Last week were the oral arguments in Google v. Oracle. Here are my initial impressions from the day of the arguments.
As everything moves online, so too does library lending. In response to the rise in prominence of e-book lending by libraries, publishers are shifting their strategy to “metered” lending, increasing costs for e-book licenses, and other measures which squeeze the budgets of local libraries.
News and Commentary
An investigation conducted by The Nation examined Bill Gates’ financial ties to various pharmaceutical companies and research institutions working on the COVID-19 vaccine, focusing mainly on the Gates Foundation but also discussing his personal finances. The Gates Foundation has several high-level personnel from the pharmaceutical industry, and despite commitments to open access there is something of an “ideological commitment” to exclusive licensing.

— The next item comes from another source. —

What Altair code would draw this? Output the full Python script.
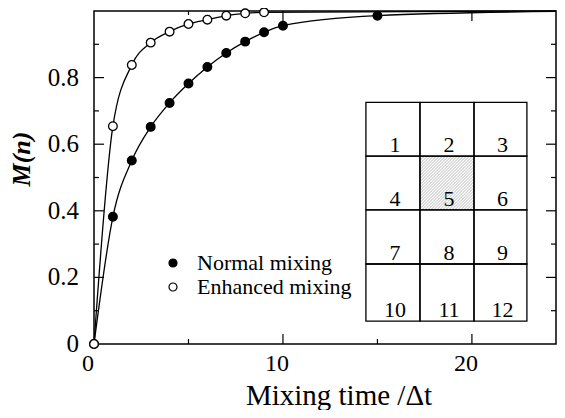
import altair as alt
import pandas as pd
import numpy as np

# ---------------- data ----------------
steps_enh = [0, 1, 2, 3, 4, 5, 6, 7, 8, 9]
m_enh = [0.0, 0.654, 0.838, 0.905, 0.938, 0.961, 0.974, 0.986, 0.993, 0.996]
steps_norm = [0, 1, 2, 3, 4, 5, 6, 7, 8, 9, 10, 15]
m_norm = [0.0, 0.382, 0.551, 0.652, 0.724, 0.782, 0.832, 0.874, 0.908, 0.936, 0.956, 0.986]
# where the fitted curves leave the frame on the right
curve_end_x = 24.45
curve_end_enh = 1.0
curve_end_norm = 0.999

series_names = ["Normal mixing", "Enhanced mixing"]
x_title = ["Mixing time /Δt"]
y_title = ["M(n)"]

x_labels = [0, 10, 20]
x_label_text = ["0", "10", "20"]
y_labels = [0, 0.2, 0.4, 0.6, 0.8]
y_label_text = ["0", "0.2", "0.4", "0.6", "0.8"]
x_major = [10, 20]
x_minor = [5, 15]
y_major = [0.2, 0.4, 0.6, 0.8]
y_minor = [0.1, 0.3, 0.5, 0.7, 0.9]

# inset 3x4 cell diagram (in data units)
grid_x_edges = [14.39, 17.25, 20.11, 22.91]
grid_y_edges = [0.7254, 0.5642, 0.4030, 0.2403, 0.0687]
cell_labels = [[1, 2, 3], [4, 5, 6], [7, 8, 9], [10, 11, 12]]
hatched_cell = 5

# ---------------- layout / style ----------------
SERIF = "Liberation Serif"
W, H = 462, 333
XMAX = 24.45
xs = alt.Scale(domain=[0, XMAX], nice=False, zero=False)
ys = alt.Scale(domain=[0, 1], nice=False, zero=False)

def X(f):
    return alt.X(f, scale=xs, axis=None)

def Y(f):
    return alt.Y(f, scale=ys, axis=None)

# ---------------- tables ----------------
pts = pd.DataFrame({
    "t": steps_norm + steps_enh,
    "m": m_norm + m_enh,
    "series": [series_names[0]] * len(steps_norm) + [series_names[1]] * len(steps_enh),
})
curves = pd.DataFrame({
    "t": steps_norm + [curve_end_x] + steps_enh + [curve_end_x],
    "m": m_norm + [curve_end_norm] + m_enh + [curve_end_enh],
    "series": [series_names[0]] * (len(steps_norm) + 1) + [series_names[1]] * (len(steps_enh) + 1),
})

cells = []
for r, row in enumerate(cell_labels):
    for c, lab in enumerate(row):
        cells.append({"x0": grid_x_edges[c], "x1": grid_x_edges[c + 1],
                      "y0": grid_y_edges[r + 1], "y1": grid_y_edges[r],
                      "cx": (grid_x_edges[c] + grid_x_edges[c + 1]) / 2,
                      "label": str(lab)})
cells = pd.DataFrame(cells)

# hatching of the marked cell, derived from its bounds
hc = cells[cells["label"] == str(hatched_cell)].iloc[0]
pxX, pxY = W / XMAX, H / 1.0
Wp = (hc.x1 - hc.x0) * pxX
Hp = (hc.y1 - hc.y0) * pxY
hatch = []
for k in np.arange(-Hp + 1.5, Wp, 3.0):
    u0, u1 = max(0.0, k), min(Wp, Hp + k)
    if u1 > u0:
        hatch.append({"xa": hc.x0 + u0 / pxX, "ya": hc.y0 + (u0 - k) / pxY,
                      "xb": hc.x0 + u1 / pxX, "yb": hc.y0 + (u1 - k) / pxY})
hatch = pd.DataFrame(hatch)

# ---------------- layers ----------------
hatch_layer = alt.Chart(hatch).mark_rule(color="#8a8a8a", strokeWidth=0.6).encode(
    x=X("xa:Q"), y=Y("ya:Q"), x2="xb:Q", y2="yb:Q")

cell_layer = alt.Chart(cells).mark_rect(filled=False, stroke="black", strokeWidth=1.3).encode(
    x=X("x0:Q"), x2="x1:Q", y=Y("y0:Q"), y2="y1:Q")

cell_text = alt.Chart(cells).mark_text(font=SERIF, fontSize=22, color="black", align="center",
                                       baseline="alphabetic", dx=2, dy=-4).encode(
    x=X("cx:Q"), y=Y("y0:Q"), text="label:N")

line_layer = alt.Chart(curves).mark_line(color="black", strokeWidth=1.3,
                                         interpolate="monotone").encode(
    x=X("t:Q"), y=Y("m:Q"), detail="series:N", order="t:Q")

point_layer = alt.Chart(pts).mark_point(shape="circle", filled=True, size=75, stroke="black",
                                        strokeWidth=1.3, opacity=1).encode(
    x=X("t:Q"), y=Y("m:Q"),
    fill=alt.Fill("series:N", scale=alt.Scale(domain=series_names, range=["black", "white"]),
                  legend=alt.Legend(orient="none", legendX=68, legendY=241, title=None,
                                    labelFont=SERIF, labelFontSize=22, labelColor="black",
                                    labelLimit=300, symbolType="circle", symbolSize=64,
                                    symbolStrokeColor="black", symbolStrokeWidth=1.2,
                                    symbolOpacity=1, labelOffset=13, rowPadding=2, padding=0,
                                    direction="vertical")),
    order=alt.Order("t:Q"))

def yticks(vals, x_from, x_to):
    return alt.Chart(pd.DataFrame({"v": vals})).mark_rule(color="black", strokeWidth=1.2).encode(
        y=Y("v:Q"), x=alt.value(x_from), x2=alt.value(x_to))

def xticks(vals, y_from, y_to):
    return alt.Chart(pd.DataFrame({"v": vals})).mark_rule(color="black", strokeWidth=1.2).encode(
        x=X("v:Q"), y=alt.value(y_from), y2=alt.value(y_to))

ticks = [
    yticks(y_major, 0, 10), yticks(y_minor, 0, 5),
    yticks(y_major, W - 10, W), yticks(y_minor, W - 5, W),
    xticks(x_major, 0, 10), xticks(x_minor, 0, 4),
    xticks(x_major, H - 10, H), xticks(x_minor, H - 5, H),
]

# tick labels and axis titles as text
ylab = alt.Chart(pd.DataFrame({"v": y_labels, "s": y_label_text})).mark_text(
    font=SERIF, fontSize=25, color="black", align="right", baseline="middle").encode(
    y=Y("v:Q"), x=alt.value(-15), text="s:N")
xlab = alt.Chart(pd.DataFrame({"v": x_labels, "s": x_label_text})).mark_text(
    font=SERIF, fontSize=24, color="black", align="center", baseline="top", dx=-6).encode(
    x=X("v:Q"), y=alt.value(H + 8), text="s:N")
xtit = alt.Chart(pd.DataFrame({"s": x_title})).mark_text(
    font=SERIF, fontSize=29, color="black", align="center", baseline="alphabetic").encode(
    x=alt.value(245), y=alt.value(H + 61), text="s:N")
ytit = alt.Chart(pd.DataFrame({"s": y_title})).mark_text(
    font=SERIF, fontSize=26, fontStyle="italic", fontWeight="bold", color="black",
    align="center", baseline="middle", angle=270).encode(
    x=alt.value(-72), y=alt.value(148), text="s:N")

chart = alt.layer(hatch_layer, cell_layer, cell_text, line_layer, point_layer, *ticks,
                  ylab, xlab, xtit, ytit).properties(
    width=W, height=H,
    padding={"left": 86, "top": 3, "right": 1, "bottom": 66},
    autosize=alt.AutoSizeParams(type="none"),
    background="white",
).configure_view(stroke="black", strokeWidth=1.5)

chart.save("out.html", embed_options={"renderer": "svg", "actions": False})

Knowledge Ecology International’s Kathryn Ardizzone writes that Regeneron’s drug REGN-COV2, has been 80% funded by BARDA.
Tim Lee offers his initial impressions on the Google v Oracle case. He was disappointed in Google’s presentation, to put it lightly, arguing that while it’s standard practice in the software industry to reimplement APIs as if they weren’t eligible for copyright protection, but while the “distinction between a program and an API makes intuitive sense to computer programmers who regularly use APIs (and write programs) in their daily work…it’s far from obvious to Supreme Court justices, all of whom are lawyers over the age of 50.”
Another fight over the use of copyrighted tattoo designs for athletes in video games depicting their likeness continues, this time in a WWE video game. Previous litigation related to the game NBA2K found that the appearance of the tattoo was de minimus in the context of the game and wasn’t infringing, but in the Seventh Circuit–where the most recent case has been filed–the de minimus rule is not present and won’t be a factor in litigation.
JD Supra has a rundown of the most significant intellectual property cases of the past term, including PublicResource.org and Thryv.
A new paper examines the role of injunctions in patent litigation, arguing that the eBay decision rejected both categorial requirements for and against injunctions even for non-practicing entities, which should make this group less skittish when pursuing them.
Carl Shapiro and Mark Lemley write about the role of patent holdup and its implications for antitrust litigation, arguing that recent efforts by the DOJ’s break with the FTC on the issue increase the demand for antitrust as a remedy for the situation.